July 18, 2018

Dennis Prager’s Missed Immigration Opportunity

Dennis Prager makes some good videos promoting conservative economic principles. But his critique of immigration is tired and shopworn. It’s so played, in fact, that it’s older than America itself.

In a column yesterday in National Review, he wrote:

The vast majority of past immigrants changed their values, not America’s, when they came to this country. They came here to become American, not only in terms of language, citizenship,
and national identity, but also in terms of values. But while some immigrants still do, the majority does not…Tens of millions of people have been coming to America with non-American
values.

Each wave of immigrants has had its “these immigrants are different” detractors. Even Benjamin Franklin wrote in 1750s:

Few of their children in the country learn English… The signs in our streets have inscriptions in both languages … Unless the stream of their importation could be turned they will soon so outnumber us that all the advantages we have will not be able to preserve our language, and even our government will become precarious.

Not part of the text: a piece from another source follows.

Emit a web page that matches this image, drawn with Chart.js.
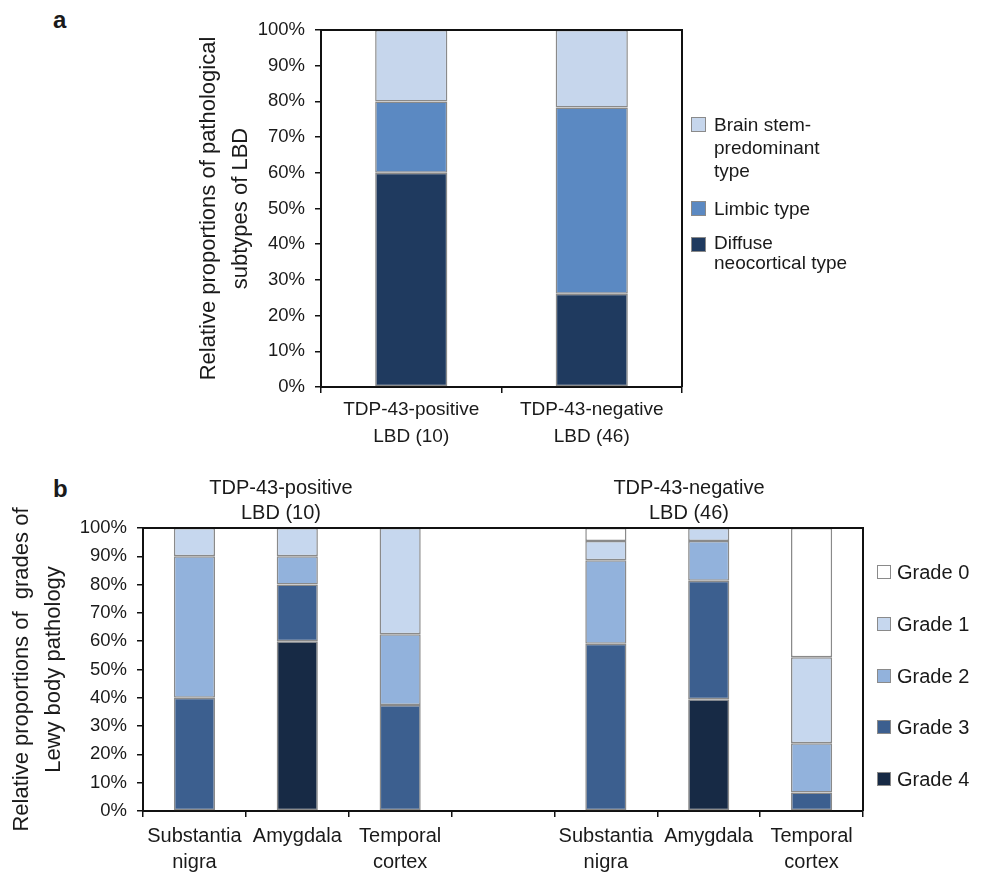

To whom was Franklin referring? Those pesky German immigrants. As recently as 1910, one-quarter of rural Wisconsin residents spoke exclusively German.

Catholics, Jews, Southern, Central, and Eastern Europeans have all faced the same discrimination as a unique threat to American culture. And they immigrated to the U.S. at much higher rates than today’s immigrants while only making the country stronger.

Prager calls the reality that America is a nation of immigrants “meaningless.”

“What else could America be?” he asks.

Well, it could be like Japan or Italy or Norway, whose ethnic populations date back millennia. In these countries, someone could plausibly say they are a citizen by blood. It would be crazy for an American, even one who traces his or her ancestors back to the Mayflower, to make the same claim. Because unlike the “old world,” we’re all only a few generations removed from immigrants. (Except, of course, Native Americans.) And we’re stronger because of it. Today’s immigrants are a proud continuation of this immigrant tradition.

Rather than engaging in the collectivist mindset of grouping immigrants as a threat to American values, Prager and conservatives should recognize the opportunity to ally themselves with immigrants, who actually share many conservative values. While immigrants may tend to prefer bigger government than conservatives, they also tend to be more 1) pro-family, 2) entrepreneurial, 3) religious, 4) anti-abortion, and 5) harder working than existing Americans.

In fact, immigrants would be a receptive audience to Prager’s videos. If he’s not willing to write them off as a lost cause.